Data supplied —
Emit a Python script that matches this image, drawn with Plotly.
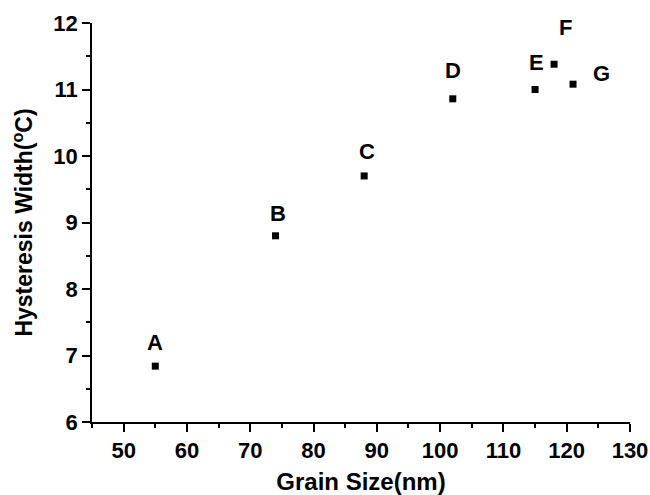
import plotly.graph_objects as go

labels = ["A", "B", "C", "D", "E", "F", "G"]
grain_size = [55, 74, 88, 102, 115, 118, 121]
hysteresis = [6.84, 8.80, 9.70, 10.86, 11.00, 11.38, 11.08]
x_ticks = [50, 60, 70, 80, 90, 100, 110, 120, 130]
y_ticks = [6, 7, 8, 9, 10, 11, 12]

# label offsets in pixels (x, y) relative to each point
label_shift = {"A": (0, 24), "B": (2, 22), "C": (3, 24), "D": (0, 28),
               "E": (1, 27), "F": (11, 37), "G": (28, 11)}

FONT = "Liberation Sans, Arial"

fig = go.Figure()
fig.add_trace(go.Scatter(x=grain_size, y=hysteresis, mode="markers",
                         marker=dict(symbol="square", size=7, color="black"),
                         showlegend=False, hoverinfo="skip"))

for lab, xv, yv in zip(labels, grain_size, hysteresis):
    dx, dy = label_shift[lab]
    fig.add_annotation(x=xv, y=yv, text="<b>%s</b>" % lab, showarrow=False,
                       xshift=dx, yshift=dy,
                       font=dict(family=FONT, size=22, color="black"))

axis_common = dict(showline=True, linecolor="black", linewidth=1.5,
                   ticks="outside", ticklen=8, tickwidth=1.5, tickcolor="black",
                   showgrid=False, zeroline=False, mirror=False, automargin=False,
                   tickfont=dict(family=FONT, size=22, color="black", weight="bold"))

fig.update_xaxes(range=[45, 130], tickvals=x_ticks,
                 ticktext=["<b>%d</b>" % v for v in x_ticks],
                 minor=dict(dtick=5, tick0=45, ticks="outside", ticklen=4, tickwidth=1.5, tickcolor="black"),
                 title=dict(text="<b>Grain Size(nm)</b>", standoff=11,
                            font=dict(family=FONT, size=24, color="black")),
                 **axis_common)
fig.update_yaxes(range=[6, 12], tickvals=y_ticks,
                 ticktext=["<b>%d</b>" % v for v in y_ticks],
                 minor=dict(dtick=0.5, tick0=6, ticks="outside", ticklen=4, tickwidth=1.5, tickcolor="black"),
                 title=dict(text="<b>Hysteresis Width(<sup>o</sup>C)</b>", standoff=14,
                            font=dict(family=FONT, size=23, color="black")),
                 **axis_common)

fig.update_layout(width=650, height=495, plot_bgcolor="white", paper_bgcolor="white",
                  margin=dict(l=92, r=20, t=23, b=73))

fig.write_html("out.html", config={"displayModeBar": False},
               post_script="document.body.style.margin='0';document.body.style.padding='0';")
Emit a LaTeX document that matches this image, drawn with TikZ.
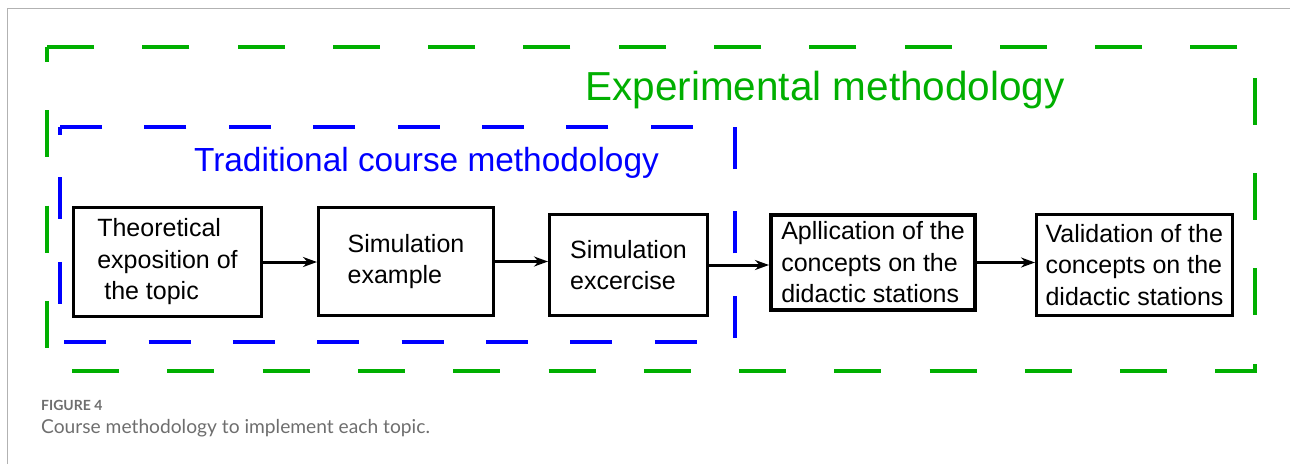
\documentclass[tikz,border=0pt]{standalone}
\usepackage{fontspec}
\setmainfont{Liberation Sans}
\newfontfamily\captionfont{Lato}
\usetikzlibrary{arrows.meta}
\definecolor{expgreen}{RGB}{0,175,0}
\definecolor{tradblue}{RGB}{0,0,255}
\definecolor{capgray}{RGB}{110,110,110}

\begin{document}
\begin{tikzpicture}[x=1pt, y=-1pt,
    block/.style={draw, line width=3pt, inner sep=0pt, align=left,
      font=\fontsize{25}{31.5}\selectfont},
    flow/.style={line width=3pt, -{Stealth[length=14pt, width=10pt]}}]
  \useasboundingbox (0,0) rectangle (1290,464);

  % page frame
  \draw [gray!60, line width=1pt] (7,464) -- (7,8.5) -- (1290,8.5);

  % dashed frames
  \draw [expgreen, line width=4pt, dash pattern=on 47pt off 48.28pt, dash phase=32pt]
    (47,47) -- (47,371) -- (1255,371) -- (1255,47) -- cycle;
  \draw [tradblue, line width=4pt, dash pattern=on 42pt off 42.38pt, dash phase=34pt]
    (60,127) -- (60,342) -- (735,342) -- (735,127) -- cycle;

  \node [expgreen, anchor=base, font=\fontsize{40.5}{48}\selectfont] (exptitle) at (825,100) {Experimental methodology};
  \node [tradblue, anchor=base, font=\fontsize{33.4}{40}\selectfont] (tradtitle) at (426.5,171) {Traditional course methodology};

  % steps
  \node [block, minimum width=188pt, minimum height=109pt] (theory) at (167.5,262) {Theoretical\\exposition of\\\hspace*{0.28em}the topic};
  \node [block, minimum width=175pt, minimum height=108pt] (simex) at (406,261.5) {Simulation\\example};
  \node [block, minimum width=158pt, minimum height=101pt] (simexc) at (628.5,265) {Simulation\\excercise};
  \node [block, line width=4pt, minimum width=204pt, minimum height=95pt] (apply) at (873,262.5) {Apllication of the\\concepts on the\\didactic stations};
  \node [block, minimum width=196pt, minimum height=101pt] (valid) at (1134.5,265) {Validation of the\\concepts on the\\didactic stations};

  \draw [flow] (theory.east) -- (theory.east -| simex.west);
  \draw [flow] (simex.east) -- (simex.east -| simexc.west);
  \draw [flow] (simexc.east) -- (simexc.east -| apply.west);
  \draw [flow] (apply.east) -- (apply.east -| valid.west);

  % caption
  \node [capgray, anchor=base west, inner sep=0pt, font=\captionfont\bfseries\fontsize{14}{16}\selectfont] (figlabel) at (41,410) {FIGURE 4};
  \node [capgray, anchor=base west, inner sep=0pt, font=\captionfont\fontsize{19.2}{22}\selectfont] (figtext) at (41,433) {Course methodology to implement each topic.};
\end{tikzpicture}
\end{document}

Given instruction —
Print out every entry above without changing a word, and leave out the pictures.

Worked answer —
Emit a Python script that matches this image, drawn with Plotly.
import plotly.graph_objects as go

labels = ["A", "B", "C", "D", "E", "F", "G"]
grain_size = [55, 74, 88, 102, 115, 118, 121]
hysteresis = [6.84, 8.80, 9.70, 10.86, 11.00, 11.38, 11.08]
x_ticks = [50, 60, 70, 80, 90, 100, 110, 120, 130]
y_ticks = [6, 7, 8, 9, 10, 11, 12]

# label offsets in pixels (x, y) relative to each point
label_shift = {"A": (0, 24), "B": (2, 22), "C": (3, 24), "D": (0, 28),
               "E": (1, 27), "F": (11, 37), "G": (28, 11)}

FONT = "Liberation Sans, Arial"

fig = go.Figure()
fig.add_trace(go.Scatter(x=grain_size, y=hysteresis, mode="markers",
                         marker=dict(symbol="square", size=7, color="black"),
                         showlegend=False, hoverinfo="skip"))

for lab, xv, yv in zip(labels, grain_size, hysteresis):
    dx, dy = label_shift[lab]
    fig.add_annotation(x=xv, y=yv, text="<b>%s</b>" % lab, showarrow=False,
                       xshift=dx, yshift=dy,
                       font=dict(family=FONT, size=22, color="black"))

axis_common = dict(showline=True, linecolor="black", linewidth=1.5,
                   ticks="outside", ticklen=8, tickwidth=1.5, tickcolor="black",
                   showgrid=False, zeroline=False, mirror=False, automargin=False,
                   tickfont=dict(family=FONT, size=22, color="black", weight="bold"))

fig.update_xaxes(range=[45, 130], tickvals=x_ticks,
                 ticktext=["<b>%d</b>" % v for v in x_ticks],
                 minor=dict(dtick=5, tick0=45, ticks="outside", ticklen=4, tickwidth=1.5, tickcolor="black"),
                 title=dict(text="<b>Grain Size(nm)</b>", standoff=11,
                            font=dict(family=FONT, size=24, color="black")),
                 **axis_common)
fig.update_yaxes(range=[6, 12], tickvals=y_ticks,
                 ticktext=["<b>%d</b>" % v for v in y_ticks],
                 minor=dict(dtick=0.5, tick0=6, ticks="outside", ticklen=4, tickwidth=1.5, tickcolor="black"),
                 title=dict(text="<b>Hysteresis Width(<sup>o</sup>C)</b>", standoff=14,
                            font=dict(family=FONT, size=23, color="black")),
                 **axis_common)

fig.update_layout(width=650, height=495, plot_bgcolor="white", paper_bgcolor="white",
                  margin=dict(l=92, r=20, t=23, b=73))

fig.write_html("out.html", config={"displayModeBar": False},
               post_script="document.body.style.margin='0';document.body.style.padding='0';")
Emit a LaTeX document that matches this image, drawn with TikZ.
\documentclass[tikz,border=0pt]{standalone}
\usepackage{fontspec}
\setmainfont{Liberation Sans}
\newfontfamily\captionfont{Lato}
\usetikzlibrary{arrows.meta}
\definecolor{expgreen}{RGB}{0,175,0}
\definecolor{tradblue}{RGB}{0,0,255}
\definecolor{capgray}{RGB}{110,110,110}

\begin{document}
\begin{tikzpicture}[x=1pt, y=-1pt,
    block/.style={draw, line width=3pt, inner sep=0pt, align=left,
      font=\fontsize{25}{31.5}\selectfont},
    flow/.style={line width=3pt, -{Stealth[length=14pt, width=10pt]}}]
  \useasboundingbox (0,0) rectangle (1290,464);

  % page frame
  \draw [gray!60, line width=1pt] (7,464) -- (7,8.5) -- (1290,8.5);

  % dashed frames
  \draw [expgreen, line width=4pt, dash pattern=on 47pt off 48.28pt, dash phase=32pt]
    (47,47) -- (47,371) -- (1255,371) -- (1255,47) -- cycle;
  \draw [tradblue, line width=4pt, dash pattern=on 42pt off 42.38pt, dash phase=34pt]
    (60,127) -- (60,342) -- (735,342) -- (735,127) -- cycle;

  \node [expgreen, anchor=base, font=\fontsize{40.5}{48}\selectfont] (exptitle) at (825,100) {Experimental methodology};
  \node [tradblue, anchor=base, font=\fontsize{33.4}{40}\selectfont] (tradtitle) at (426.5,171) {Traditional course methodology};

  % steps
  \node [block, minimum width=188pt, minimum height=109pt] (theory) at (167.5,262) {Theoretical\\exposition of\\\hspace*{0.28em}the topic};
  \node [block, minimum width=175pt, minimum height=108pt] (simex) at (406,261.5) {Simulation\\example};
  \node [block, minimum width=158pt, minimum height=101pt] (simexc) at (628.5,265) {Simulation\\excercise};
  \node [block, line width=4pt, minimum width=204pt, minimum height=95pt] (apply) at (873,262.5) {Apllication of the\\concepts on the\\didactic stations};
  \node [block, minimum width=196pt, minimum height=101pt] (valid) at (1134.5,265) {Validation of the\\concepts on the\\didactic stations};

  \draw [flow] (theory.east) -- (theory.east -| simex.west);
  \draw [flow] (simex.east) -- (simex.east -| simexc.west);
  \draw [flow] (simexc.east) -- (simexc.east -| apply.west);
  \draw [flow] (apply.east) -- (apply.east -| valid.west);

  % caption
  \node [capgray, anchor=base west, inner sep=0pt, font=\captionfont\bfseries\fontsize{14}{16}\selectfont] (figlabel) at (41,410) {FIGURE 4};
  \node [capgray, anchor=base west, inner sep=0pt, font=\captionfont\fontsize{19.2}{22}\selectfont] (figtext) at (41,433) {Course methodology to implement each topic.};
\end{tikzpicture}
\end{document}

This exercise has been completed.